Eric J. Nisall - DollarVersity

Some people are just inherently nervous and risk averse, with no way to quell those feelings no matter how much they understand or temper their expectations on returns (or whatever else the risk may be).

I know one particular family that watch the markets so closely that the father and daughter can have as many as 5 calls back and forth any time something happens in either direction. It can be “oh, holding x is up 3%, should I sell it now while it’s profitable” or “this holding is already down 1%, you need to sell it for me before it loses any more, I can’t afford to lose any more than I have already”. It really is annoying just to hear the complaints and worries constantly. I sometimes want to tell people to go hide out in a cave so they don’t have to worry about anything since everything seems to set off their nerves.
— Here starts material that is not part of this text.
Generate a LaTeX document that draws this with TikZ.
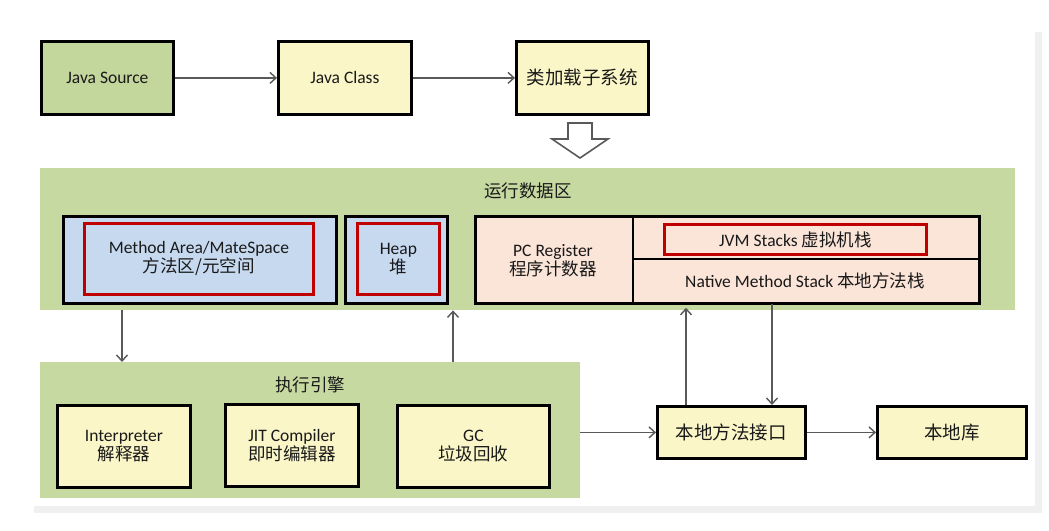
\documentclass[tikz,border=0pt]{standalone}
\usepackage{fontspec}
\setmainfont{Carlito}
\newfontfamily\cjk{Noto Sans CJK SC}
\usetikzlibrary{arrows.meta}
\definecolor{srcgreen}{HTML}{C3D69B}
\definecolor{areagreen}{HTML}{C6D9A0}
\definecolor{boxyellow}{HTML}{FAF6C8}
\definecolor{boxblue}{HTML}{C6D9EF}
\definecolor{boxpeach}{HTML}{FBE4D8}
\definecolor{redline}{HTML}{C00000}
\definecolor{arrgray}{HTML}{595959}
\tikzset{
  x=1pt, y=-1pt,
  every node/.style={font=\fontsize{17.5}{20}\selectfont, align=center, text=black!90},
  blk/.style={draw=black, line width=2.8pt, inner sep=0pt},
  redbox/.style={draw=redline, line width=2.8pt, inner sep=0pt},
  area/.style={fill=areagreen, draw=none, inner sep=0pt},
  conn/.style={draw=arrgray, line width=1.4pt, -{Straight Barb[length=6pt,width=11pt,line width=1.4pt]}},
}
\newcommand{\boxat}[6]{% name, x1,y1,x2,y2, style
  \node[#6, minimum width=#4-#2, minimum height=#5-#3, anchor=north west] (#1) at (#2,#3) {};}
\newcommand{\zhbig}{\cjk\fontsize{18.5}{20}\selectfont}
\begin{document}
\begin{tikzpicture}
\useasboundingbox (0,0) rectangle (1049,530);
% slide shadow
\fill[black!12] (36,34) rectangle (1040,511);
\fill[black!6] (34,32) rectangle (1042,513);
\fill[white] (30,28) rectangle (1035,506);
% top row
\boxat{src}{40}{40}{172}{113}{blk, fill=srcgreen}
\node at (src.center) {Java Source};
\boxat{cls}{277}{40}{410}{113}{blk, fill=boxyellow}
\node at (cls.center) {Java Class};
\boxat{ldr}{515}{40}{647}{113}{blk, fill=boxyellow}
\node at (ldr.center) {\zhbig 类加载子系统};
\draw[conn] (src) -- (cls);
\draw[conn] (cls) -- (ldr);
% hollow arrow
\draw[arrgray, line width=1.6pt, fill=white, line join=miter]
  (568,123) -- (592,123) -- (592,139) -- (608,139) -- (580,158) -- (552,139) -- (568,139) -- cycle;
% runtime data area
\boxat{rda}{40}{168}{1015}{310}{area}
\node (rdat) at (528,191) {\cjk 运行数据区};
\boxat{ma}{62}{215}{335}{302}{blk, fill=boxblue}
\boxat{mar}{83}{222}{312}{293}{redbox}
\node at (mar.center) {Method Area/MateSpace\\[-1pt]{\cjk 方法区/元空间}};
\boxat{hp}{344}{215}{446}{302}{blk, fill=boxblue}
\boxat{hpr}{356}{222}{438}{293}{redbox}
\node at (hpr.center) {Heap\\[-1pt]{\cjk 堆}};
\boxat{pc}{474}{215}{978}{302}{blk, fill=boxpeach}
\draw[black, line width=2.8pt] (633,215) -- (633,302);
\draw[black, line width=2.8pt] (633,259) -- (978,259);
\coordinate (pcc) at (553,261);
\node at (pcc) {PC Register\\[-1pt]{\cjk 程序计数器}};
\boxat{jvm}{663}{223}{925}{253}{redbox}
\node at (jvm.center) {JVM Stacks {\cjk 虚拟机栈}};
\coordinate (nms) at (805,281);
\node at (nms) {Native Method Stack {\cjk 本地方法栈}};
% execution engine
\boxat{ee}{40}{362}{580}{498}{area}
\node (eet) at (310,385) {\cjk 执行引擎};
\boxat{itp}{56}{404}{189}{486}{blk, fill=boxyellow}
\node at (itp.center) {Interpreter\\[-1pt]{\cjk 解释器}};
\boxat{jit}{224}{403}{357}{485}{blk, fill=boxyellow}
\node at (jit.center) {JIT Compiler\\[-1pt]{\cjk 即时编辑器}};
\boxat{gc}{396}{404}{548}{486}{blk, fill=boxyellow}
\node at (gc.center) {GC\\[-1pt]{\cjk 垃圾回收}};
% native
\boxat{nif}{656}{405}{804}{457}{blk, fill=boxyellow}
\node at (nif.center) {\zhbig 本地方法接口};
\boxat{nlb}{876}{405}{1025}{457}{blk, fill=boxyellow}
\node at (nlb.center) {\zhbig 本地库};
% connectors
\draw[conn] (rda.south -| 122,0) -- (ee.north -| 122,0);
\draw[conn] (ee.north -| 453,0) -- (rda.south -| 453,0);
\draw[conn] (ee.east |- nif.west) -- (nif.west);
\draw[conn] (nif.east) -- (nlb.west);
\draw[conn] (nif.north -| 686,0) -- ([yshift=-3pt]pc.south -| 686,0);
\draw[conn] ([yshift=1pt]pc.south -| 772,0) -- (nif.north -| 772,0);
\end{tikzpicture}
\end{document}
Miss T @ Prairie Eco-Thrifter

For me it would really depend on the job. If I could do something that has always been my passion and that I know I would love, then the pay cut wouldn’t matter to me. We would make it work because doing what you love is a great thing.

I tend to be a risk taker whereas my hubby is more conservative. We balance each other out quite well.


Marie at Family Money Values

It is true that some people are just more naturally risk averse than others.

It helps, as you say, to analyze the risk and the potential outcomes, to learn as much as you can about how to mitigate the risk and have a plan in place to deal with a situation that does materialize.



When I was younger I had some investment ideas and I would get livid when they seemed to inevitably shoot higher as I was “mulling it over”. For some reason those near-misses bothered me a lot more than buying shares that later tanked. So now I hesitate less, but I do keep a large fraction of cash to be able to play new ideas so my overall risk isn’t that much. Plus if you diversify your bets, you’re much less likely to wipe out. I personally don’t borrow to trade, to me that’s going too far.

These days financial professionals seem to be getting a lot of bad press, but I think this is where they have added value to society– namely by helping the masses overcome their natural risk aversion. It’s how my generation has accumulated wealth even on modest wages, by regularly putting money into risky investments through thick and thin. Unfortunately the whipsawing over the past decade has turned the younger generation into a risk-off cohort, so it’ll take some convincing to get these kids to do the right thing for the long term. This I believe is your mission.